En réalité, le gouvernement donne aux soins de santé moins que la marge de croissance prévue de 4,5%. Ce secteur de la sécurité sociale va payer les déficits des autres secteurs, provoqués par la baisse continuelle des contributions «patronales» (5 à 6 milliards par an aujourd’hui). En plus, l’Etat – principalement par le biais des caisses de la sécurité sociale – a fortement subventionné les derniers accords salariaux. En fait, les travailleurs paient leurs propres augmentations salariales !

Ce n’est que partie remise

Les syndicats, qui avaient attendu pire, sont prudemment positifs. Le gouvernement n’est pas pressé de s’en prendre directement aux travailleurs et allocataires. D’abord, il ne faut pas risquer de casser la fragile reprise. Ensuite les travailleurs ont déjà montré leur colère ces dernières années dans les mouvements pour plus de pouvoir d’achat et pour le maintien des emplois. Et enfin, le gouvernement fédéral même est d’une nature particulièrement instable.

Les mesures plus dures et plus structurelles à prendre dans ce qui nous reste encore de l’Etat-providence ne sont néanmoins pas abandonnées. Elles sont simplement postposées à la période 2012-2015/2017. D’ici là, les défenseurs «prudents» des intérêts du patronat espèrent que l’économie roulera de nouveau, mais aussi que le mouvement ouvrier sera «moins nerveux» et, surtout, que leur gouvernement sera renforcé. Ils espèrent aussi que les élections à tous les niveaux auront lieu en même temps, afin de pouvoir bénéficier de suffisamment de temps pour mener à bien cette attaque structurelle.

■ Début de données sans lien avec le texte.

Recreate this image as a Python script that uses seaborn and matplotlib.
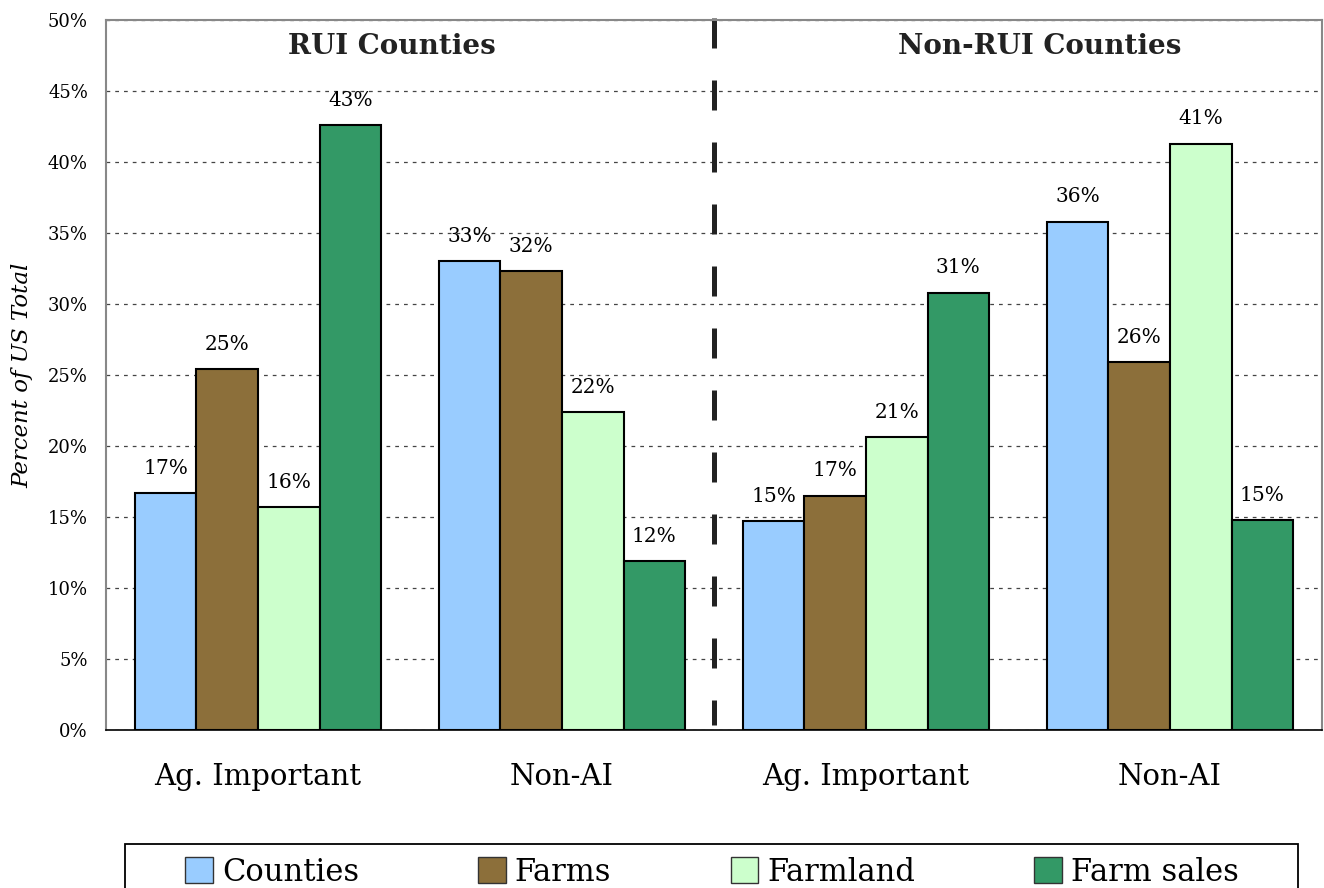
import matplotlib
matplotlib.use("Agg")
import matplotlib.pyplot as plt
import seaborn as sns
import pandas as pd
import numpy as np
from matplotlib.patches import Patch, Rectangle

# ---- data ----
groups = ["RUI Ag. Important", "RUI Non-AI", "Non-RUI Ag. Important", "Non-RUI Non-AI"]
tick_labels = ["Ag. Important", "Non-AI", "Ag. Important", "Non-AI"]
series = ["Counties", "Farms", "Farmland", "Farm sales"]
counties = [16.7, 33.0, 14.7, 35.8]
farms = [25.4, 32.3, 16.5, 25.9]
farmland = [15.7, 22.4, 20.6, 41.3]
farm_sales = [42.6, 11.9, 30.8, 14.8]
value_labels = {
    "Counties": ["17%", "33%", "15%", "36%"],
    "Farms": ["25%", "32%", "17%", "26%"],
    "Farmland": ["16%", "22%", "21%", "41%"],
    "Farm sales": ["43%", "12%", "31%", "15%"],
}
section_titles = ["RUI Counties", "Non-RUI Counties"]
colors = ["#99ccff", "#8c6f3a", "#ccffcc", "#339966"]

rows = []
for s, vals in zip(series, [counties, farms, farmland, farm_sales]):
    for g, v in zip(groups, vals):
        rows.append({"group": g, "series": s, "value": v})
df = pd.DataFrame(rows)

sns.set_style("white")
plt.rcParams["font.family"] = ["DejaVu Serif"]
plt.rcParams["text.color"] = "black"
plt.rcParams["axes.labelcolor"] = "black"
plt.rcParams["xtick.color"] = "black"
plt.rcParams["ytick.color"] = "black"

W, H = 1324, 888
fig = plt.figure(figsize=(W / 100, H / 100), dpi=100)
L, R, T, B = 106, 1322, 20, 730
ax = fig.add_axes([L / W, 1 - B / H, (R - L) / W, (B - T) / H])

sns.barplot(data=df, x="group", y="value", hue="series", order=groups,
            hue_order=series, palette=colors, width=0.81, ax=ax,
            edgecolor="black", linewidth=1.5, legend=False, saturation=1)

ax.set_xlim(-0.5, 3.5)
ax.set_ylim(0, 50)
ax.set_yticks(np.arange(0, 51, 5))
ax.set_yticklabels([f"{v}%" for v in range(0, 51, 5)], fontsize=13)
ax.set_axisbelow(True)
ax.yaxis.grid(True, linestyle=(0, (3, 4)), color="#444444", linewidth=0.9)
ax.xaxis.grid(False)

# x ticks: labels at group centers, tick marks at boundaries
ax.set_xticks(range(len(groups)))
ax.set_xticklabels(tick_labels, fontsize=21)
ax.tick_params(axis="x", length=0, pad=24)
ax.set_xticks([-0.5, 0.5, 1.5, 2.5, 3.5], minor=True)
ax.tick_params(axis="x", which="minor", length=10, width=1, color="black", direction="out")
ax.tick_params(axis="y", length=5, width=1, color="#555555", direction="out", pad=8)
ax.set_xlabel("")
ax.set_ylabel("Percent of US Total", fontsize=16.5, style="italic")
ax.yaxis.set_label_coords((33 - L) / (R - L), 0.5)

for side in ["left", "top", "right"]:
    ax.spines[side].set_color("#888888")
    ax.spines[side].set_linewidth(1.5)
ax.spines["bottom"].set_color("black")
ax.spines["bottom"].set_linewidth(1.2)

# value labels
for container, s in zip(ax.containers, series):
    ax.bar_label(container, labels=value_labels[s], padding=11, fontsize=14.5)

# section divider (dashes start at the top)
ax.plot([1.5, 1.5], [50.15, 0.35], color="#222222", linewidth=3.6,
        linestyle=(0, (6, 6.4)), clip_on=False, solid_capstyle="butt",
        dash_capstyle="butt")

# section titles
ax.text(0.44, 48.1, section_titles[0], ha="center", va="center",
        fontsize=20, fontweight="bold", color="#222222")
ax.text(2.57, 48.1, section_titles[1], ha="center", va="center",
        fontsize=20, fontweight="bold", color="#222222")

# legend box (runs off the bottom edge like the reference)
fig.patches.append(Rectangle((125 / W, -0.05), (1298 - 125) / W, 0.05 + 1 - 844 / H,
                             transform=fig.transFigure, fill=False,
                             edgecolor="black", linewidth=1.3))
handles = [Patch(facecolor=c, edgecolor="#333333", linewidth=1) for c in colors]
leg = fig.legend(handles, series, loc="center", ncol=4,
                 bbox_to_anchor=(712 / W, 1 - 872 / H),
                 fontsize=22, frameon=False,
                 handlelength=0.9, handleheight=0.9, handletextpad=0.3,
                 borderpad=0.0, columnspacing=3.9)

fig.savefig("out.png", dpi=100)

Ce budget montre que le gouvernement est conscient de la puissance potentielle de la classe des travailleurs. La dernière chose dont le capitalisme belge, déjà si troublé, a besoin aujourd’hui, c’est d’un mouvement généralisé. Sur ce point, Van Rompuy fait bien son boulot en évitant toute provocation, même si tous les patrons n’en sont pas actuellement convaincus.

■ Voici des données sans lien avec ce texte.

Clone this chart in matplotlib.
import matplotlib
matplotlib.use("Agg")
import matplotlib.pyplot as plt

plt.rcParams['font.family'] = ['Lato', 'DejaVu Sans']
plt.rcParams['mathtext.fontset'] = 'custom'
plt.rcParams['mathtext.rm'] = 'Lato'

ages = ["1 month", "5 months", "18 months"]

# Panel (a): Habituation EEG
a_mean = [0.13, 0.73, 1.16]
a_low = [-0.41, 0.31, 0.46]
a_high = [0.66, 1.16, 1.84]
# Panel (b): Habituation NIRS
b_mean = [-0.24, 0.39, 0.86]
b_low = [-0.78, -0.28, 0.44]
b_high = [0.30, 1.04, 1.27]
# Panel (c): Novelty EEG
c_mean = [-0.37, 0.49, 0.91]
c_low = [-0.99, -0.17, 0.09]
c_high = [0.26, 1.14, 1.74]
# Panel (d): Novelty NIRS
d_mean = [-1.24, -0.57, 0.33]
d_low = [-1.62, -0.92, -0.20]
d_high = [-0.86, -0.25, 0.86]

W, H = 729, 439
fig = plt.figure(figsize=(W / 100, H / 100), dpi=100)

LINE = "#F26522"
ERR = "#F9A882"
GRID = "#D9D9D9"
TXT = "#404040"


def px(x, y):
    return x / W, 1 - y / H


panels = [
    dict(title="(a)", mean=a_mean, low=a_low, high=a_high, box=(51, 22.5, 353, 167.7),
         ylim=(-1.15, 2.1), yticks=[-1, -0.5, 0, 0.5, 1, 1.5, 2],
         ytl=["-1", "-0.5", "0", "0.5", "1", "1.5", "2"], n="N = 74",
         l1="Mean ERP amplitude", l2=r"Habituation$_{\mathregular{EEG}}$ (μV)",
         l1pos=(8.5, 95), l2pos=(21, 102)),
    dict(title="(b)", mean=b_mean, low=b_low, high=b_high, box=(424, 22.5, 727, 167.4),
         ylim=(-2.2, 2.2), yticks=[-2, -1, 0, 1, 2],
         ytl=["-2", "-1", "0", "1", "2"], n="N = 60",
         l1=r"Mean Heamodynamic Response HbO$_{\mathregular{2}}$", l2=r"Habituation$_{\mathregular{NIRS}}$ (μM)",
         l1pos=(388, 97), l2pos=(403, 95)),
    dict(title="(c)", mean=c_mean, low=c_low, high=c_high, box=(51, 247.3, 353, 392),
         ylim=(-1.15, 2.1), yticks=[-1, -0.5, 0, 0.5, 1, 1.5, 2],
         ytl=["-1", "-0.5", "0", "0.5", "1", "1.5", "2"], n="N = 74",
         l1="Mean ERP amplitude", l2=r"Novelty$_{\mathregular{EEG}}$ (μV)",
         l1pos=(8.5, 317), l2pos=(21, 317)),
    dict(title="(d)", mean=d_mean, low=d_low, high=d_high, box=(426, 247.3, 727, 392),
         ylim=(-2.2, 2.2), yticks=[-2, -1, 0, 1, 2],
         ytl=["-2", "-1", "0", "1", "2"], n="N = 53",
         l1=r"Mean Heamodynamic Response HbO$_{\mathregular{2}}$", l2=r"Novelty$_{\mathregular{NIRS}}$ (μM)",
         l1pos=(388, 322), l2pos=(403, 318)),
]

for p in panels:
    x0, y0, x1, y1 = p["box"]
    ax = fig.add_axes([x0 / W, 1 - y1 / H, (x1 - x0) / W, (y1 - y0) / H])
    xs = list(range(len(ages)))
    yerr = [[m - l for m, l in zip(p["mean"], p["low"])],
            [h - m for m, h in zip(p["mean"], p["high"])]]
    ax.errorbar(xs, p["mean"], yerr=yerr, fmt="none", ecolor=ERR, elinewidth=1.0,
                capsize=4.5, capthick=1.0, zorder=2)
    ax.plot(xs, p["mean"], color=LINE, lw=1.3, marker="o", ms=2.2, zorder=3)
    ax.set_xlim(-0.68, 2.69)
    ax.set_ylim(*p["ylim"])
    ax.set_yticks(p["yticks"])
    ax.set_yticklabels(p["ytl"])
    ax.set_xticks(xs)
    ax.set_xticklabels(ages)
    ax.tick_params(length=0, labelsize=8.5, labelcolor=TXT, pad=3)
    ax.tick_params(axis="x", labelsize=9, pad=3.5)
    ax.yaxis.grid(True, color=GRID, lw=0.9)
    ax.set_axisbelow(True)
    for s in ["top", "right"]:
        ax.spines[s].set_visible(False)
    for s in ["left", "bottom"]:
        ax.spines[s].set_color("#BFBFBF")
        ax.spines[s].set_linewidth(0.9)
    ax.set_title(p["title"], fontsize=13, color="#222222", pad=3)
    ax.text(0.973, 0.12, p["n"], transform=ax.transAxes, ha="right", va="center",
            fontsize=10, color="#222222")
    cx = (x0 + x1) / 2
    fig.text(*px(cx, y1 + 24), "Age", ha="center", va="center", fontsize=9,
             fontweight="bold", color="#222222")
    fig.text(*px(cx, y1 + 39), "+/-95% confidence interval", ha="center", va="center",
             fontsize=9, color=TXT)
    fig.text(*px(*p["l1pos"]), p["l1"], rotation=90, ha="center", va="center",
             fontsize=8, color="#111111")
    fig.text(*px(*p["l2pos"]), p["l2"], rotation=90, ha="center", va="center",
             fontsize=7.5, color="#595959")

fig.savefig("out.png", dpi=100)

Les échos prudemment positifs de la part des directions nationales de la FGTB et de la CSC semblent montrer qu’il a provisoirement réussi. Toutes deux disent rester «vigilantes». Mais cela ne veut pas dire qu’il n’y aurait pas de luttes: sur le marché de l’emploi, nous allons devoir affronter une hécatombe d’emplois ; dans les services sociaux et de soins de santé, des luttes seront nécessaires pour revendiquer plus de moyens afin d’enrayer la misère supplémentaire causée par la crise.

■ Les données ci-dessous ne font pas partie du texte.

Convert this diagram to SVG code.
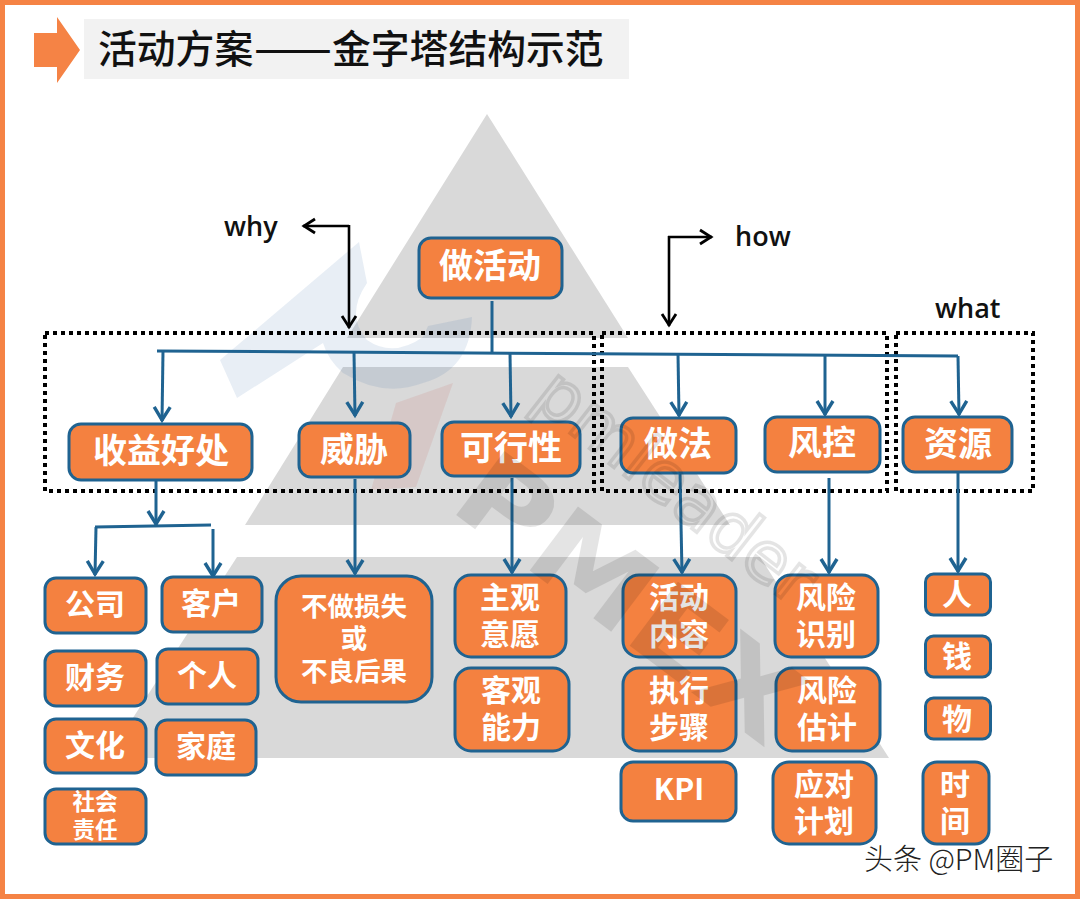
<svg xmlns="http://www.w3.org/2000/svg" width="1080" height="899" viewBox="0 0 1080 899">
<style>
text{font-family:"Noto Sans CJK SC","Noto Sans",sans-serif}
.n{fill:#f48140;stroke:#1f6391;stroke-width:3}
.a{fill:#fff;font-weight:700;text-anchor:middle;font-size:34px}
.b{font-size:30px}
.c{font-size:26.5px}
.d{font-size:22.5px}
.l{fill:none;stroke:#1f6391;stroke-width:3}
.k{fill:none;stroke:#000;stroke-width:2.6}
.dot{fill:none;stroke:#000;stroke-width:4;stroke-dasharray:4 4}
.lab{fill:#111;font-family:"Open Sans",sans-serif;font-size:27px;font-weight:600}
.py{fill:#d9d9d9}
.t{font-size:38.8px;font-weight:500;fill:#111}
</style>
<defs>
<marker id="ah" markerUnits="userSpaceOnUse" markerWidth="22" markerHeight="22" refX="17" refY="10" orient="auto"><path d="M3,2 L16,10 L3,18" fill="none" stroke="#1f6391" stroke-width="3.4"/></marker>
<marker id="bh" markerUnits="userSpaceOnUse" markerWidth="22" markerHeight="22" refX="17" refY="10" orient="auto"><path d="M5,3 L16,10 L5,17" fill="none" stroke="#000" stroke-width="2.8"/></marker>
</defs>
<rect x="0" y="0" width="1080" height="899" fill="#fff"/>
<rect x="2.500" y="2.500" width="1075" height="894" fill="none" stroke="#f58345" stroke-width="5"/>
<g id="pyramid">
<polygon class="py" points="487,114 628,338 347,338"/>
<polygon class="py" points="343,367 628,367 730,525 245,525"/>
<polygon class="py" points="237,557 760,557 889,758 107,758"/>
</g>
<g id="logo">
<path d="M359,242 L367,283 Q345,315 367,340 Q393,358 423,337 L428,326 L472,317 Q470,370 423,383 Q383,398 343,373 Q328,360 323,343 L237,398 L220,360 Z" fill="#1f5a9e" opacity=".1"/>
<polygon points="453,383 396,403 371,490 416,487" fill="#c8504a" opacity=".12"/>
</g>
<g id="title">
<polygon points="34,33 57,33 57,17 80,50 57,83 57,67 34,67" fill="#f58345"/>
<rect x="84" y="19" width="545" height="60" fill="#f2f2f2"/>
<text class="t" x="98" y="63">活动方案</text>
<text class="t" x="254" y="63" textLength="78" lengthAdjust="spacingAndGlyphs">——</text>
<text class="t" x="332" y="63">金字塔结构示范</text>
</g>
<g id="frames">
<rect class="dot" x="45" y="333" width="549" height="158"/>
<rect class="dot" x="602" y="333" width="285" height="158"/>
<rect class="dot" x="896" y="333" width="137" height="158"/>
</g>
<g id="connectors">
<path class="l" d="M492,301 L492,352"/>
<path class="l" d="M157,351 L958,356"/>
<path class="l" d="M163,351 L162,421" marker-end="url(#ah)"/>
<path class="l" d="M354,352 L355,416" marker-end="url(#ah)"/>
<path class="l" d="M510,353 L511,417" marker-end="url(#ah)"/>
<path class="l" d="M678,354 L679,416" marker-end="url(#ah)"/>
<path class="l" d="M825,355 L825,415" marker-end="url(#ah)"/>
<path class="l" d="M958,356 L959,415" marker-end="url(#ah)"/>
<path class="l" d="M156,477 L156,525" marker-end="url(#ah)"/>
<path class="l" d="M95,527 L211,525"/>
<path class="l" d="M96,527 L95,575" marker-end="url(#ah)"/>
<path class="l" d="M213,529 L213,577" marker-end="url(#ah)"/>
<path class="l" d="M355,479 L355,574" marker-end="url(#ah)"/>
<path class="l" d="M512,478 L512,573" marker-end="url(#ah)"/>
<path class="l" d="M680,474 L682,573" marker-end="url(#ah)"/>
<path class="l" d="M829,478 L829,573" marker-end="url(#ah)"/>
<path class="l" d="M958,473 L958,572" marker-end="url(#ah)"/>
<path class="k" d="M349,226 L303,226" marker-end="url(#bh)"/>
<path class="k" d="M349,225 L349,328" marker-end="url(#bh)"/>
<path class="k" d="M668,237 L712,237" marker-end="url(#bh)"/>
<path class="k" d="M669,236 L669,326" marker-end="url(#bh)"/>
</g>
<text class="lab" x="224" y="236">why</text>
<text class="lab" x="735" y="246">how</text>
<text class="lab" x="935" y="318">what</text>
<g id="n-root"><rect class="n" x="419" y="238" width="143" height="60" rx="12"/><text class="a" x="490" y="278">做活动</text></g>
<g id="n-benefit"><rect class="n" x="69" y="424" width="183" height="56" rx="12"/><text class="a" x="161" y="463">收益好处</text></g>
<g id="n-threat"><rect class="n" x="299" y="423" width="111" height="54" rx="12"/><text class="a" x="354" y="462">威胁</text></g>
<g id="n-feasible"><rect class="n" x="442" y="422" width="138" height="54" rx="12"/><text class="a" x="511" y="460">可行性</text></g>
<g id="n-method"><rect class="n" x="621" y="418" width="115" height="55" rx="12"/><text class="a" x="678" y="456">做法</text></g>
<g id="n-risk"><rect class="n" x="765" y="417" width="115" height="55" rx="12"/><text class="a" x="822" y="455">风控</text></g>
<g id="n-resource"><rect class="n" x="903" y="417" width="109" height="55" rx="12"/><text class="a" x="958" y="456">资源</text></g>
<g id="n-company"><rect class="n" x="45" y="578" width="101" height="55" rx="11"/><text class="a b" x="95" y="615">公司</text></g>
<g id="n-customer"><rect class="n" x="162" y="577" width="100" height="55" rx="11"/><text class="a b" x="211" y="614">客户</text></g>
<g id="n-finance"><rect class="n" x="45" y="651" width="101" height="55" rx="11"/><text class="a b" x="95" y="688">财务</text></g>
<g id="n-person"><rect class="n" x="157" y="649" width="101" height="55" rx="11"/><text class="a b" x="207" y="686">个人</text></g>
<g id="n-culture"><rect class="n" x="45" y="719" width="101" height="54" rx="11"/><text class="a b" x="95" y="756">文化</text></g>
<g id="n-family"><rect class="n" x="156" y="720" width="100" height="55" rx="11"/><text class="a b" x="206" y="757">家庭</text></g>
<g id="n-social"><rect class="n" x="45" y="789" width="101" height="55" rx="11"/><text class="a d" x="95" y="810">社会</text><text class="a d" x="95" y="838">责任</text></g>
<g id="n-loss"><rect class="n" x="276" y="576" width="156" height="126" rx="25"/><text class="a c" x="354" y="616">不做损失</text><text class="a c" x="354" y="648">或</text><text class="a c" x="354" y="681">不良后果</text></g>
<g id="n-will"><rect class="n" x="455" y="575" width="111" height="82" rx="16"/><text class="a b" x="510" y="608">主观</text><text class="a b" x="510" y="645">意愿</text></g>
<g id="n-ability"><rect class="n" x="455" y="668" width="114" height="83" rx="16"/><text class="a b" x="511" y="701">客观</text><text class="a b" x="511" y="738">能力</text></g>
<g id="n-content"><rect class="n" x="623" y="575" width="113" height="82" rx="16"/><text class="a b" x="679" y="608">活动</text><text class="a b" x="679" y="645">内容</text></g>
<g id="n-steps"><rect class="n" x="623" y="668" width="113" height="83" rx="16"/><text class="a b" x="679" y="701">执行</text><text class="a b" x="679" y="738">步骤</text></g>
<g id="n-kpi"><rect class="n" x="621" y="762" width="115" height="59" rx="12"/><text class="a b" x="679" y="800">KPI</text></g>
<g id="n-identify"><rect class="n" x="775" y="575" width="103" height="82" rx="16"/><text class="a b" x="826" y="608">风险</text><text class="a b" x="826" y="645">识别</text></g>
<g id="n-estimate"><rect class="n" x="776" y="668" width="104" height="83" rx="16"/><text class="a b" x="827" y="701">风险</text><text class="a b" x="827" y="738">估计</text></g>
<g id="n-plan"><rect class="n" x="773" y="762" width="103" height="82" rx="16"/><text class="a b" x="824" y="795">应对</text><text class="a b" x="824" y="832">计划</text></g>
<g id="n-people"><rect class="n" x="925.500" y="574" width="65" height="41" rx="8"/><text class="a b" x="957" y="605">人</text></g>
<g id="n-money"><rect class="n" x="925.500" y="636" width="65" height="41" rx="8"/><text class="a b" x="957" y="667">钱</text></g>
<g id="n-goods"><rect class="n" x="925.500" y="698" width="65" height="41" rx="8"/><text class="a b" x="957" y="730">物</text></g>
<g id="n-time"><rect class="n" x="923" y="762" width="66" height="82" rx="14"/><text class="a b" x="955" y="795">时</text><text class="a b" x="955" y="832">间</text></g>
<g id="watermark">
<text transform="translate(447,508) rotate(37)" font-size="110" font-weight="700" fill="#000" opacity=".1" textLength="400" lengthAdjust="spacingAndGlyphs" style="font-family:'DejaVu Sans',sans-serif">PMEX</text>
<text transform="translate(530,402) rotate(38)" font-size="70" font-weight="400" fill="none" stroke="#000" stroke-width="3.500" opacity=".1" style="font-family:'DejaVu Sans',sans-serif">pmleader</text>
</g>
<text x="864" y="870" font-size="29" font-weight="300" fill="#222">头条 @PM圈子</text>
</svg>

Dans ces luttes, il sera nécessaire de renforcer la gauche dans les syndicats et de s’assurer qu’il n’y a pas seulement une “vigilance”, mais une réelle préparation à ce qui va nous tomber dessus au cours des prochaines années, y compris sur le terrain politique. Le PS, le CD&V et le CDH sont dans tous les gouvernements – fédéral, communautaire et régionaux – et sont coresponsables du plan pluriannuel pour le budget qui prévoit un plan d’assainissement d’au moins 135 milliards d’euros dans la période de 2012-2015. Il est clair qu’on ne peut pas compter sur eux pour être de réels représentants des travailleurs. Exiger de briser les liens avec ces partis reste donc une revendication importante vis-à-vis des directions syndicales. Le PSL continuera à populariser la revendication d’un nouveau parti des travailleurs.